The DFA’s pilot project, which could receive up to involves scaling methane emissions reductions and soil carbon sequestration, as well as developing and marketing climate-smart, low-carbon dairy products.
Per the details of the cooperative’s plan, DFA wants to use its business model to ensure “collective financial benefits are captured at the farm, creating a compelling opportunity to establish a powerful self-sustaining circular economy model benefiting US agriculture, including underserved producers.”
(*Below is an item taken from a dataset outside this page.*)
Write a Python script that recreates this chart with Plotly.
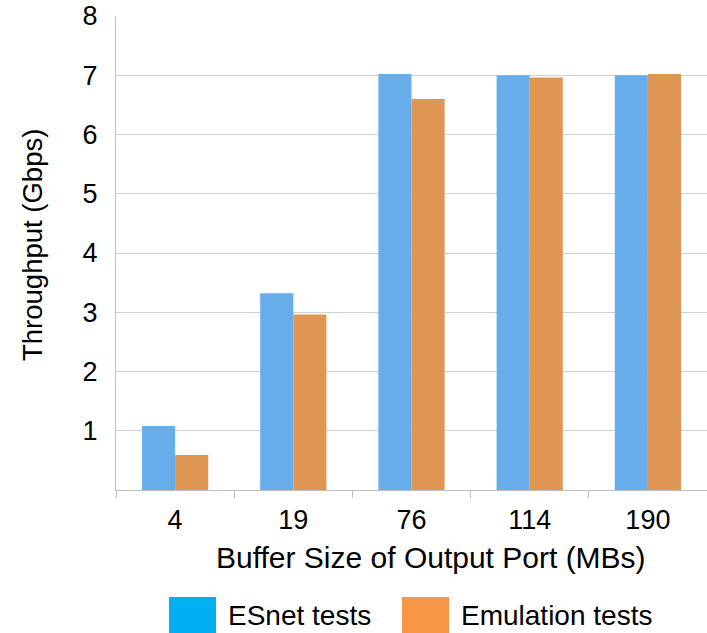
import plotly.graph_objects as go

categories = ["4", "19", "76", "114", "190"]
esnet = [1.08, 3.32, 7.02, 7.00, 7.00]
emulation = [0.59, 2.96, 6.60, 6.96, 7.02]
y_ticks = [1, 2, 3, 4, 5, 6, 7, 8]
series_names = ["ESnet tests", "Emulation tests"]
x_title = "Buffer Size of Output Port (MBs)"
y_title = "Throughput (Gbps)"

W, H = 707, 633
ML, MR, MT, MB = 116, 0, 16, 143
PW, PH = W - ML - MR, H - MT - MB

def px(x):
    return (x - ML) / PW

def py(y):
    return (H - MB - y) / PH

FONT = "Liberation Sans, Arial, sans-serif"
bar_colors = ["#67ADEA", "#DF9652"]
legend_colors = ["#00B0F0", "#F79646"]

fig = go.Figure()
fig.add_trace(go.Bar(x=categories, y=esnet, name=series_names[0],
                     marker=dict(color=bar_colors[0], line=dict(width=0)), showlegend=False))
fig.add_trace(go.Bar(x=categories, y=emulation, name=series_names[1],
                     marker=dict(color=bar_colors[1], line=dict(width=0)), showlegend=False))

shapes = []
annotations = []
legend_boxes = [(169, 216), (402, 449)]
legend_text_x = [226, 459]
for i in range(2):
    x0, x1 = legend_boxes[i]
    shapes.append(dict(type="rect", xref="paper", yref="paper",
                       x0=px(x0), x1=px(x1), y0=py(597), y1=py(634),
                       fillcolor=legend_colors[i], line=dict(width=0)))
    annotations.append(dict(xref="paper", yref="paper", x=px(legend_text_x[i]), y=py(615),
                            xanchor="left", yanchor="middle", showarrow=False,
                            text=series_names[i], font=dict(size=28, color="black", family=FONT)))

annotations.append(dict(xref="paper", yref="paper", x=px(431), y=py(557),
                        xanchor="center", yanchor="middle", showarrow=False,
                        text=x_title, font=dict(size=30, color="black", family=FONT)))
annotations.append(dict(xref="paper", yref="paper", x=px(32), y=py(245),
                        xanchor="center", yanchor="middle", showarrow=False, textangle=-90,
                        text=y_title, font=dict(size=27.5, color="black", family=FONT)))

fig.update_layout(
    width=W, height=H,
    margin=dict(l=ML, r=MR, t=MT, b=MB, pad=0),
    paper_bgcolor="white", plot_bgcolor="white",
    barmode="group", bargap=0.44, bargroupgap=0,
    font=dict(family=FONT, color="black"),
    shapes=shapes, annotations=annotations,
    showlegend=False,
)
fig.update_xaxes(
    type="category",
    showline=True, linecolor="#BFBFBF", linewidth=1.2,
    ticks="outside", tickson="boundaries", ticklen=7, tickcolor="#BFBFBF",
    ticklabelstandoff=5,
    tickfont=dict(size=27, color="black"),
    showgrid=False, automargin=False,
)
fig.update_yaxes(
    range=[0, 8], tickvals=y_ticks, ticktext=[str(v) for v in y_ticks],
    showgrid=True, gridcolor="#D0D0D0", gridwidth=1.2,
    showline=True, linecolor="#BFBFBF", linewidth=1.2,
    ticks="", ticklabelstandoff=12,
    tickfont=dict(size=27, color="black"),
    zeroline=False, automargin=False,
)

fig.write_html("out.html", config={"displayModeBar": False},
               post_script="document.body.style.margin='0';document.body.style.overflow='hidden';")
The USDA shared that applicants proposed more than 450 projects for the first funding pool, and the projects looked so promising that the USDA ultimately chose to increase its investment in the program. Agriculture Secretary Tom Vilsack announced earlier this year that the investment would be $1 billion. The USDA now expects that figure to end up being more than $3 billion.
The pilot projects for the 70 selected in the first pool will work with the USDA, which will finalize each project’s scope and funding level in the months ahead. Additionally, projects for the second funding pool will be announced later in the year.
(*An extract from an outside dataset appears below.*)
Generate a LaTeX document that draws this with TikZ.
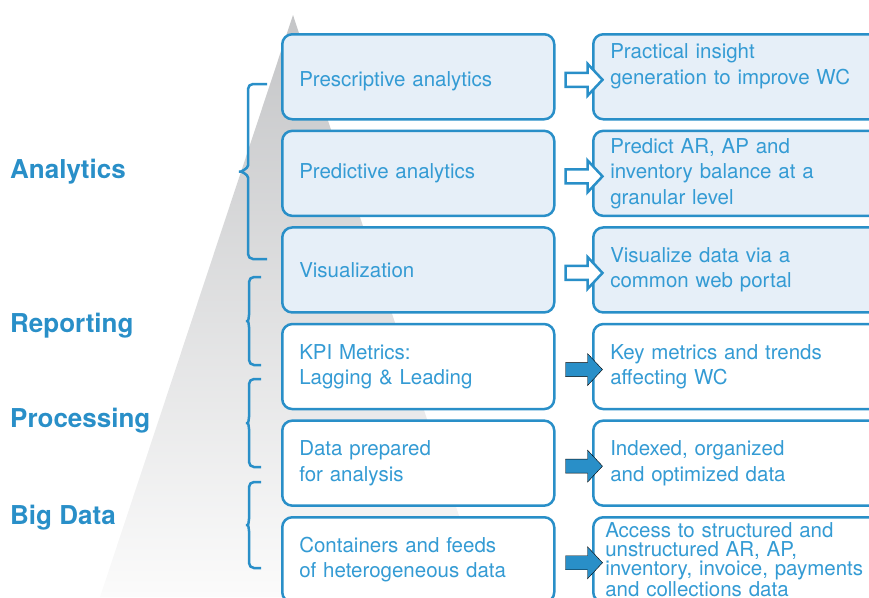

“There is strong and growing interest in the private sector and among consumers for food that is grown in a climate-friendly way,” Vilsack said. “Through today’s announcement of initial selections for the Partnerships for Climate-Smart Commodities, USDA is delivering on our promise to build and expand these market opportunities for American agriculture and be global leaders in climate-smart agricultural production. This effort will increase the competitive advantage of US agriculture both domestically and internationally, build wealth that stays in rural communities and support a diverse range of producers and operation types.”
The USDA stated it expects the pilot projects to expand markets for climate-smart commodities, as well as leverage the benefits of producing those commodities and provide “direct, meaningful benefits to production agriculture, including for small and underserved producers.”
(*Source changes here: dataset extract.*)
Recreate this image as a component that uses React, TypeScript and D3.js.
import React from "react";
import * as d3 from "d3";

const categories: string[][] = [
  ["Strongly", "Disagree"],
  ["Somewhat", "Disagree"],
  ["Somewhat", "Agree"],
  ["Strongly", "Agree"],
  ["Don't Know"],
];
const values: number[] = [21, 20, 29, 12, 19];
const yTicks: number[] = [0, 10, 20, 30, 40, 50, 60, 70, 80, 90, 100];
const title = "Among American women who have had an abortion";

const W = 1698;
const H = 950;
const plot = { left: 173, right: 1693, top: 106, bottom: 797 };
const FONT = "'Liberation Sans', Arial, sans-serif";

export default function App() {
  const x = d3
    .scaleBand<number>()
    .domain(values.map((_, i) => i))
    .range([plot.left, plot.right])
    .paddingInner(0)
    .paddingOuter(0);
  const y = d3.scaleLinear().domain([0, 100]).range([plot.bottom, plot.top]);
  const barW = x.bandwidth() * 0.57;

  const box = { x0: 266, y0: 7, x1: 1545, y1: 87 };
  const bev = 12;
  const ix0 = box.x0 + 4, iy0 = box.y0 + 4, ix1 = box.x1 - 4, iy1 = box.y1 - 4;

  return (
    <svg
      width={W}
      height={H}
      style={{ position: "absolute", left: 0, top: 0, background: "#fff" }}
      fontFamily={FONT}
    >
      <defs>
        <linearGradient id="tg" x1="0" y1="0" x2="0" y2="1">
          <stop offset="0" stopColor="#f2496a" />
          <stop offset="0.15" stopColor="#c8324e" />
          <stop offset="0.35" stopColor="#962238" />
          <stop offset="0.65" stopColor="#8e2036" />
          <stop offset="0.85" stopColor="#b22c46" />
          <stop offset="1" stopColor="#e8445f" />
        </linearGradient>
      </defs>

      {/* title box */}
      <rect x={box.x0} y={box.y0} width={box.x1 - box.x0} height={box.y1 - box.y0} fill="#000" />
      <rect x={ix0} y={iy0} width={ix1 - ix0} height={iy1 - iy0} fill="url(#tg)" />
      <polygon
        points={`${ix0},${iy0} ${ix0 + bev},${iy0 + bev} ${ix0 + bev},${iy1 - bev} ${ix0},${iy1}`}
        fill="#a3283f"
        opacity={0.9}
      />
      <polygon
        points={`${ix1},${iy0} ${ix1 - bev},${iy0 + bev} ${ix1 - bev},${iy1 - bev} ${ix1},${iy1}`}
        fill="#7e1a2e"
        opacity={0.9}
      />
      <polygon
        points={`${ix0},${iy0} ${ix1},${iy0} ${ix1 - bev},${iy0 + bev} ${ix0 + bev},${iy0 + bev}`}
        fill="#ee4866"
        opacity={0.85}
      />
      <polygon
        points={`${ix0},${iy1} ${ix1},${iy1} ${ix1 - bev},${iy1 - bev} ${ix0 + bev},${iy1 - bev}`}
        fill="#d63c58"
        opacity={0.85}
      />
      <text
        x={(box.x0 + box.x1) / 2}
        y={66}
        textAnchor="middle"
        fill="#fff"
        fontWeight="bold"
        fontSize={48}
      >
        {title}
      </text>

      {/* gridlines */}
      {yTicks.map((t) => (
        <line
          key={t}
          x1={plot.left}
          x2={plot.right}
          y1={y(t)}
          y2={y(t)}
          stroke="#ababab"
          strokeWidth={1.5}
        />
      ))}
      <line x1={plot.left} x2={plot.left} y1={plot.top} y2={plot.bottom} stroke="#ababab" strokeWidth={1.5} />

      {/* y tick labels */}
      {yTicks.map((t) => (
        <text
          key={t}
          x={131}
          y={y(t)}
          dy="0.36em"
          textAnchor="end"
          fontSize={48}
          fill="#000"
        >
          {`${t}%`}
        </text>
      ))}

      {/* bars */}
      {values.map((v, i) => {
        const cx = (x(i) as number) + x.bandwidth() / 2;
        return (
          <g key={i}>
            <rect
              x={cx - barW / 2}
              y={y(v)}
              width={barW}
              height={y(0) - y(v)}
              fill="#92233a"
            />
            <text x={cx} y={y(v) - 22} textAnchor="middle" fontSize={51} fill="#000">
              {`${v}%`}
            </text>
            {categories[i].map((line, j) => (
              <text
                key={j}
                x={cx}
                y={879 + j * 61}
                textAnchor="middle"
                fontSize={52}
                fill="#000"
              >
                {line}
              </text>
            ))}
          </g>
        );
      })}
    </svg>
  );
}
The full list of 70 projects selected for the initial round of the Partnerships for Climate-Smart Commodities can be found online at the USDA’s website.
Funding for the pilot projects will come from the USDA’s Commodity Credit Corporation in two pools. The USDA shared that among the 70 projects already selected, proposals sought funds ranging from $5-$100 million.
Each project can last as long as five years. The USDA stated each project is expected to:
• Provide technical and financial assistance to producers to implement climate-smart production practices on a voluntary basis on working lands.
• Pilot innovative and cost-effective methods for quantification, monitoring, reporting and verification of greenhouse gas benefits.
• Develop markets and promote the resulting climate-smart commodities.